The Atlantic's own Derek Thompson pointed out all the way back in May that the debt ceiling debate had taken on a few bizarre metaphors from "hostage negotiation" to "absurd lunch conversation." Well, since then, the debate has only grown more bizarre and so, in turn, have the metaphors. Perhaps it's because people simply are at a loss on how to describe the ever increasing stakes of the current crisis in Washington, but more and more, people seem to be turning to their favorite pop culture references to seek understanding in all this politicking. In the process, virtually no pop culture reference has been left untouched. Here's just a few:
Lord of the Rings
Senator John McCain set off a fiery debate about the finer points of the Lord of the Rings trilogy last night when he lambasted members of his own party as "Tea Party hobbits." In response Senator Rand Paul told Politico, "I'd rather be a hobbit than a troll." Sharron Angle also jumped on McCain for confusing the plot of Tolkein's trilogy. "As in the fable, it is the hobbits who are the heroes and save the land," Politico quotes her saying. "This Lord of the TARP actually ought to read to the end of the story and join forces with the Tea Party, not criticize it." Well, now that we're all caught up on our children's fiction... No, wait...
Alexander and the Terrible, Horrible, No Good, Very Bad Day
"I went to sleep with gum in my mouth and now there's gum in my hair and when I got out of bed this morning I tripped on the skateboard and by mistake I dropped my sweater in the sink while the water was running and I could tell it was going to be a terrible, horrible, no good, very bad day," says Alexander in the opening lines of this iconic children's book by Judith Viorst. Writing for The New Republic Norman Ornstein titled a post "Boehner's No Good, Very Bad Day -- And Its Consequences." We're not sure who had the worse day, Boehner or Alexander. But wouldn't it be quaint if Boehner woke up this morning and said, "The CBO ruined by debt limit plan, now I have to find another several billion dollars in budget cuts, 59 members of my caucus still don't have their asses in line so its passage in the house is in question, either way it will be dead on arrival in the Senate, and I can tell it is going to be a terrible, horrible, no good, very bad day."
Ever since the President was reportedly "sidelined" in the debt debate last week, and even before that, sports metaphors have abounded. Author Fran Lebowitz went on "Late Night with Jimmy Fallon" last night to name a few ways in which the athlete-politician metaphor could be more apt. Here's what she had to say:
"Apparently there was a lockout in football ... but they settled it. The NFL settled their problem. So I thought why can’t Congress settle the problem? I mean is this less important than football? And then I thought to myself well what are the differences between Congress and the NFL? Well, first of all, unlike Congress the NFL has fans, that was the main thing. Second of all... No football player has ever become a member of a pro football team by saying 'Me? I’m horrible at football.' But these Tea Party people, here’s how they got elected. 'Washington? Never heard of it. Politics? I know nothing about it.' ... I heard John Boehner yesterday say, let's not play politics but I never heard a football player say let’s not play football… and then I keep hearing these congressman, such as they are, say we have to have a bipartisan deal… Bipartisan politics is like anything else that starts with the word bi… it means you did it once."
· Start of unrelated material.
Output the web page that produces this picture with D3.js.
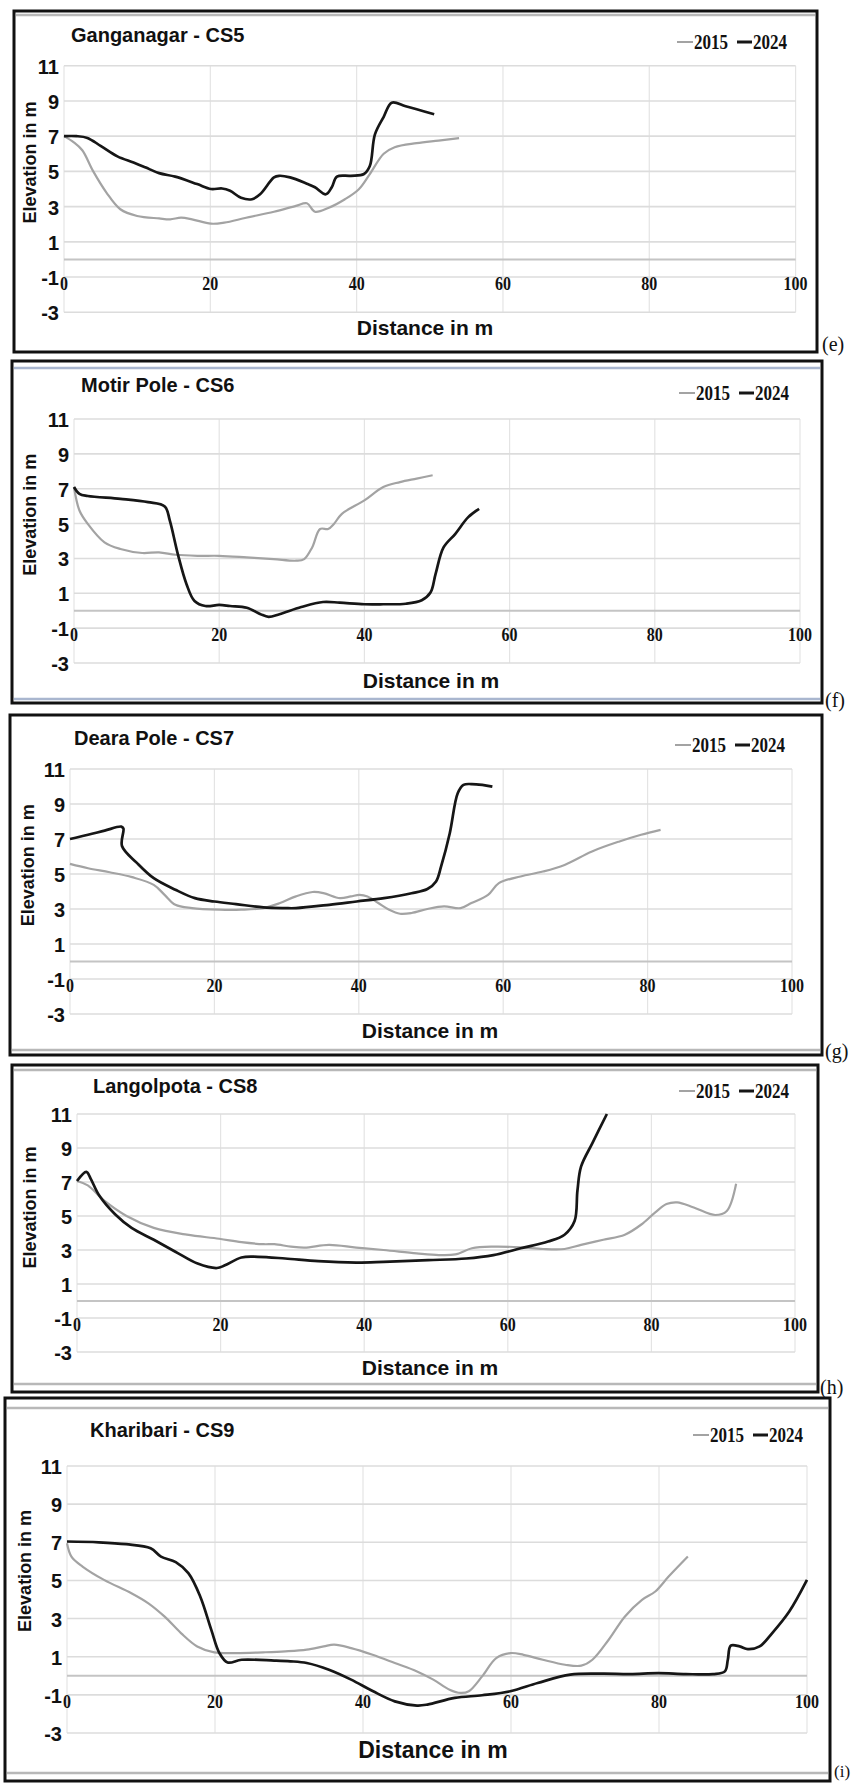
<!DOCTYPE html>
<html>
<head>
<meta charset="utf-8">
<script src="https://cdn.jsdelivr.net/npm/d3@7"></script>
<style>
  body { margin: 0; background: #fff; }
  svg { display: block; }
</style>
</head>
<body>
<div id="container"></div>
<script>
// chart data: [distance m, elevation m]
var titles = ["Ganganagar - CS5", "Motir Pole - CS6", "Deara Pole - CS7", "Langolpota - CS8", "Kharibari - CS9"];
var panelTags = ["(e)", "(f)", "(g)", "(h)", "(i)"];
var years = ["2015", "2024"];
var xTicks = [0, 20, 40, 60, 80, 100];
var yTicks = [11, 9, 7, 5, 3, 1, -1, -3];

var cs5_2015 = [[0,7.0],[1.3,6.66],[2.5,6.2],[4,5.0],[5.8,3.8],[7.7,2.85],[10,2.47],[13,2.33],[14.5,2.28],[16,2.37],[17.5,2.28],[20.1,2.03],[21.9,2.09],[24.9,2.37],[28.7,2.71],[31.7,3.04],[33.2,3.19],[34.3,2.71],[36.2,2.94],[38.4,3.42],[40.3,3.99],[41.8,4.85],[43.7,6.0],[45.2,6.37],[48.2,6.6],[51.2,6.75],[54.0,6.89]];
var cs5_2024 = [[0,7.0],[1.7,7.0],[3.2,6.9],[5,6.45],[7.3,5.85],[9.5,5.5],[11.1,5.23],[13,4.9],[15.2,4.7],[18.2,4.28],[20.1,4.0],[21.6,4.03],[22.7,3.9],[24.2,3.5],[25.7,3.42],[26.8,3.7],[28.7,4.66],[29.4,4.75],[30.9,4.66],[33.2,4.3],[34.3,4.1],[35.8,3.7],[36.6,4.1],[37.3,4.7],[39.2,4.75],[41.0,4.85],[41.8,5.3],[42.5,7.1],[43.7,8.1],[44.8,8.9],[46.7,8.7],[50.6,8.24]];

var cs6_2015 = [[0,7.1],[0.75,5.75],[1.9,4.98],[4.2,3.92],[6.4,3.54],[9.4,3.31],[11.7,3.35],[14,3.21],[17,3.15],[20,3.15],[23.8,3.06],[27.5,2.96],[30.6,2.87],[31.7,2.96],[32.8,3.63],[33.9,4.69],[35,4.69],[35.8,4.98],[36.9,5.56],[40,6.33],[42.6,7.1],[44.9,7.38],[47.2,7.58],[49.4,7.77]];
var cs6_2024 = [[0,7.1],[0.75,6.7],[1.9,6.58],[6.4,6.42],[10.2,6.23],[12.5,5.98],[13.2,5.17],[14.3,3.25],[15.5,1.52],[16.6,0.56],[18.1,0.27],[20,0.33],[21.5,0.27],[23.8,0.17],[25.7,-0.2],[26.8,-0.35],[28.3,-0.2],[31.3,0.21],[34.3,0.5],[36.6,0.46],[40,0.37],[42.6,0.37],[45.7,0.4],[47.9,0.6],[49.1,1.04],[49.8,2.1],[50.9,3.63],[52.5,4.4],[54.3,5.37],[55.8,5.85]];

var cs7_2015 = [[0,5.58],[2.5,5.33],[5.5,5.1],[8.6,4.82],[11.6,4.38],[13.1,3.81],[14.6,3.24],[16.9,3.05],[20.7,2.96],[23.7,2.96],[26.8,3.05],[29.1,3.34],[31.3,3.72],[33.6,3.97],[35.1,3.91],[37.4,3.62],[38.9,3.72],[40.1,3.81],[41.2,3.72],[42.7,3.34],[44.2,2.96],[45.7,2.73],[47.3,2.77],[49.5,3.0],[51.8,3.15],[54.1,3.05],[55.6,3.34],[57.9,3.81],[59.4,4.48],[62.4,4.86],[65.5,5.14],[68.5,5.52],[72.3,6.29],[76.1,6.86],[79.1,7.24],[81.8,7.52]];
var cs7_2024 = [[0,7.0],[2.5,7.24],[4.8,7.48],[7.1,7.71],[7.4,7.6],[7.2,6.6],[9.3,5.62],[11.6,4.76],[14.6,4.1],[17.3,3.62],[20,3.43],[23,3.28],[26.8,3.09],[29.8,3.05],[31.3,3.05],[35.9,3.24],[39.7,3.43],[43.5,3.62],[47.3,3.9],[49.5,4.14],[50.7,4.57],[51.4,5.43],[52.6,7.33],[53.7,9.61],[54.5,10.09],[55.6,10.14],[57.1,10.09],[58.5,9.99]];

var cs8_2015 = [[0,7.06],[1.5,6.8],[3.8,5.9],[6.9,5.0],[10.7,4.3],[15.3,3.9],[19.8,3.66],[22.9,3.46],[26,3.34],[27.5,3.34],[29.8,3.2],[31.7,3.14],[35.1,3.3],[38.9,3.14],[42.7,3.0],[47.3,2.8],[50.4,2.7],[52.7,2.74],[55,3.1],[58,3.2],[61.8,3.16],[64.9,3.06],[67.9,3.06],[70.2,3.3],[73.3,3.6],[76.3,3.9],[78.6,4.5],[80.5,5.2],[82.1,5.7],[83.6,5.8],[85.9,5.5],[88.9,5.06],[90.5,5.3],[91.8,6.9]];
var cs8_2024 = [[0,7.06],[1.3,7.6],[1.9,7.2],[3.1,6.2],[5.3,5.1],[7.6,4.3],[10.7,3.6],[13.7,2.9],[16.8,2.2],[19.5,1.94],[20.6,2.1],[22.9,2.56],[25.2,2.6],[29,2.5],[33.6,2.34],[38.9,2.26],[42.7,2.3],[48.9,2.4],[54.2,2.5],[58,2.7],[61.8,3.1],[65.6,3.5],[67.9,3.9],[69.3,4.7],[69.7,6.5],[70.2,7.9],[71.8,9.3],[73.8,11]];

var cs9_2015 = [[0,6.95],[0.6,6.25],[2.1,5.73],[5,5.03],[8.7,4.33],[11,3.8],[13.2,3.1],[15.4,2.24],[17.6,1.54],[19.9,1.23],[22.8,1.19],[26.5,1.23],[29.5,1.28],[32.4,1.37],[34.7,1.54],[36.1,1.63],[38.4,1.45],[41.3,1.1],[44.3,0.67],[47.3,0.23],[49.5,-0.2],[51.7,-0.73],[53.2,-0.9],[54.3,-0.81],[56.1,-0.03],[58,0.93],[59.9,1.19],[61.7,1.1],[64.3,0.84],[67.3,0.58],[69.5,0.53],[71,0.84],[73.2,1.89],[75.4,3.11],[77.7,3.98],[79.5,4.42],[81.3,5.2],[83.9,6.25]];
var cs9_2024 = [[0,7.04],[4.3,7.0],[8,6.9],[11.3,6.69],[12.7,6.25],[14.7,5.96],[16.4,5.38],[18,4.16],[19.5,2.41],[20.6,1.19],[21.7,0.7],[23.6,0.84],[28,0.8],[30.2,0.76],[32.4,0.67],[35.4,0.32],[38.4,-0.2],[41.3,-0.8],[44.3,-1.34],[47.3,-1.56],[48.7,-1.51],[52.4,-1.16],[56.1,-1.02],[59.9,-0.81],[63.6,-0.38],[68,0.06],[72.4,0.11],[76.1,0.09],[79.9,0.14],[83.6,0.09],[87.3,0.09],[88.9,0.23],[89.3,0.84],[89.7,1.58],[90.9,1.54],[92,1.4],[93.6,1.54],[95.3,2.24],[97.6,3.37],[100,5.03]];

var series2015 = [cs5_2015, cs6_2015, cs7_2015, cs8_2015, cs9_2015];
var series2024 = [cs5_2024, cs6_2024, cs7_2024, cs8_2024, cs9_2024];

// page layout of the five framed panels (pixels)
var panels = [
  { box: [14, 11, 817, 352],  innerTop: 15,   innerBottom: null, innerColor: "#b8b8b8",
    plot: [64, 65.7, 795.6, 312.3], title: [71, 42],  legend: [677, 49],  xlab: [425, 335],  ylabX: 30, tag: [822, 351] },
  { box: [12, 361, 822, 703], innerTop: 368,  innerBottom: 699, innerColor: "#a9b6cf",
    plot: [74, 419, 800, 663],      title: [81, 392], legend: [679, 400], xlab: [431, 688],  ylabX: 30, tag: [825, 707] },
  { box: [10, 715, 822, 1055], innerTop: null, innerBottom: 1050, innerColor: "#b8b8b8",
    plot: [70, 769, 792, 1014],     title: [74, 745], legend: [675, 752], xlab: [430, 1038], ylabX: 28, tag: [825, 1058] },
  { box: [12, 1065, 818, 1392], innerTop: 1070, innerBottom: 1384, innerColor: "#b8b8b8",
    plot: [77, 1114, 795, 1352],    title: [93, 1093], legend: [679, 1098], xlab: [430, 1375], ylabX: 30, tag: [820, 1394] },
  { box: [5, 1398, 830, 1781], innerTop: 1408, innerBottom: 1773, innerColor: "#b8b8b8",
    plot: [67, 1466, 807, 1733],    title: [90, 1437], legend: [693, 1442], xlab: [433, 1758], ylabX: 25, tag: [834, 1777], xlabSize: 23 }
];

var W = 855, H = 1783;
var sans = "'Liberation Sans', Arial, Helvetica, sans-serif";
var serif = "'Liberation Serif', 'Times New Roman', serif";

var svg = d3.select("div#container")
  .append("svg")
  .attr("width", W)
  .attr("height", H)
  .attr("viewBox", `0 0 ${W} ${H}`);

svg.append("rect").attr("width", W).attr("height", H).attr("fill", "#fff");

// serif text in the figure is drawn tall and narrow
function tallText(g, x, y, str, size, anchor) {
  return g.append("g")
    .attr("transform", "translate(" + x + "," + y + ") scale(1,1.22)")
    .append("text")
    .attr("text-anchor", anchor || "start")
    .attr("font-family", serif)
    .attr("font-weight", "bold")
    .attr("font-size", size)
    .attr("fill", "#111")
    .text(str);
}

panels.forEach(function(p, i) {
  var g = svg.append("g").attr("class", "panel");

  // frame
  g.append("rect")
    .attr("x", p.box[0]).attr("y", p.box[1])
    .attr("width", p.box[2] - p.box[0]).attr("height", p.box[3] - p.box[1])
    .attr("fill", "none").attr("stroke", "#111").attr("stroke-width", 3);
  if (p.innerTop != null)
    g.append("line").attr("x1", p.box[0] + 2).attr("x2", p.box[2] - 2)
      .attr("y1", p.innerTop).attr("y2", p.innerTop)
      .attr("stroke", p.innerColor).attr("stroke-width", 2.5);
  if (p.innerBottom != null)
    g.append("line").attr("x1", p.box[0] + 2).attr("x2", p.box[2] - 2)
      .attr("y1", p.innerBottom).attr("y2", p.innerBottom)
      .attr("stroke", p.innerColor).attr("stroke-width", 2.5);

  var x = d3.scaleLinear().domain([0, 100]).range([p.plot[0], p.plot[2]]);
  var y = d3.scaleLinear().domain([-3, 11]).range([p.plot[3], p.plot[1]]);

  // grid
  g.append("g").selectAll("line").data(xTicks).enter().append("line")
    .attr("x1", function(d) { return x(d); }).attr("x2", function(d) { return x(d); })
    .attr("y1", y(11)).attr("y2", y(-3))
    .attr("stroke", "#e4e4e4").attr("stroke-width", 1.2);
  g.append("g").selectAll("line").data(yTicks).enter().append("line")
    .attr("x1", x(0)).attr("x2", x(100))
    .attr("y1", function(d) { return y(d); }).attr("y2", function(d) { return y(d); })
    .attr("stroke", "#dcdcdc").attr("stroke-width", 1.6);
  g.append("line")
    .attr("x1", x(0)).attr("x2", x(100)).attr("y1", y(0)).attr("y2", y(0))
    .attr("stroke", "#c4c4c4").attr("stroke-width", 2);

  // y tick labels
  g.append("g").selectAll("text").data(yTicks).enter().append("text")
    .attr("x", p.plot[0] - 5)
    .attr("y", function(d) { return y(d) + 8; })
    .attr("text-anchor", "end")
    .attr("font-family", sans).attr("font-weight", "bold").attr("font-size", 20)
    .attr("fill", "#111")
    .text(function(d) { return d; });

  // x tick labels sit just under the -1 line
  xTicks.forEach(function(t) {
    tallText(g, x(t), y(-1) + 13, t, 16, "middle");
  });

  // series
  var line = d3.line()
    .x(function(d) { return x(d[0]); })
    .y(function(d) { return y(d[1]); })
    .curve(d3.curveCatmullRom.alpha(0.5));

  g.append("path").datum(series2015[i])
    .attr("d", line).attr("fill", "none")
    .attr("stroke", "#a3a3a3").attr("stroke-width", 2.2)
    .attr("stroke-linejoin", "round");
  g.append("path").datum(series2024[i])
    .attr("d", line).attr("fill", "none")
    .attr("stroke", "#161616").attr("stroke-width", 2.7)
    .attr("stroke-linejoin", "round");

  // title
  g.append("text")
    .attr("x", p.title[0]).attr("y", p.title[1])
    .attr("font-family", sans).attr("font-weight", "bold").attr("font-size", 20)
    .attr("fill", "#111")
    .text(titles[i]);

  // legend
  var lg = g.append("g").attr("transform", "translate(" + p.legend[0] + "," + p.legend[1] + ")");
  lg.append("line").attr("x1", 0).attr("x2", 16).attr("y1", -7).attr("y2", -7)
    .attr("stroke", "#a3a3a3").attr("stroke-width", 2);
  tallText(lg, 17, 0, years[0], 17);
  lg.append("line").attr("x1", 60).attr("x2", 75).attr("y1", -7).attr("y2", -7)
    .attr("stroke", "#161616").attr("stroke-width", 3);
  tallText(lg, 76, 0, years[1], 17);

  // axis titles
  g.append("text")
    .attr("x", p.xlab[0]).attr("y", p.xlab[1])
    .attr("text-anchor", "middle")
    .attr("font-family", sans).attr("font-weight", "bold").attr("font-size", p.xlabSize || 21)
    .attr("fill", "#111")
    .text("Distance in m");
  g.append("text")
    .attr("transform", "translate(" + p.ylabX + "," + y(5.5) + ") rotate(-90)")
    .attr("text-anchor", "middle")
    .attr("dominant-baseline", "central")
    .attr("font-family", sans).attr("font-weight", "bold").attr("font-size", 18)
    .attr("fill", "#111")
    .text("Elevation in m");

  // panel letter
  svg.append("text")
    .attr("x", p.tag[0]).attr("y", p.tag[1])
    .attr("font-family", serif).attr("font-size", i === 4 ? 17 : 20)
    .attr("fill", "#111")
    .text(panelTags[i]);
});
</script>
</body>
</html>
National Journal columnist Major Garrett has been running a recurring feature in which superhero Captain America fields calls from imaginary citizens who are confused about the debt debate. Notably, Captain America is even impotent to resolve the debt crisis. But he sure does have insight into it. Here's the opening from his most recent installment:
Whereupon our hero, Captain America, takes calls—he hopes for the last time—on the debt-crisis hotline.
Caller: So, this is what the abyss looks like?
CA: Actually, we’ve been in it for a while. The pressure’s just starting to get to you.
Caller: Me and everyone else. Is there a way out?
CA: There’s always a way, if there’s a will.
Caller: Hey, if I wanted a Hallmark card, I’d have gone to the drugstore. I need something tangible, something I can hold onto.
CA: So do markets from Tokyo to London to Wall Street. They’re still searching.
This one's pretty obvious. The bickering, infighting, realigning of alliances that define the debt ceiling crisis (and perhaps its ability to make us watch daytime TV) in many ways resemble a soap opera. When talks broke down last week, The Atlantic's Steve Clemons wrote that the "Debt Ceiling Soap Opera Continues." And today, The Wall Street Journal deputy managing editor Alan Murray tweeted: "The debt talks have become a soap opera. Read our continuing live blog, and cry away...."
Still, New York Times Washington correspondent Binyamin Appelbaum wished the debt debate resembled a pre-recorded television show or movie in one other important way when he tweeted today, "I wish there was a fast-forward button on this debt-ceiling process. Today's episode is not advancing the plot."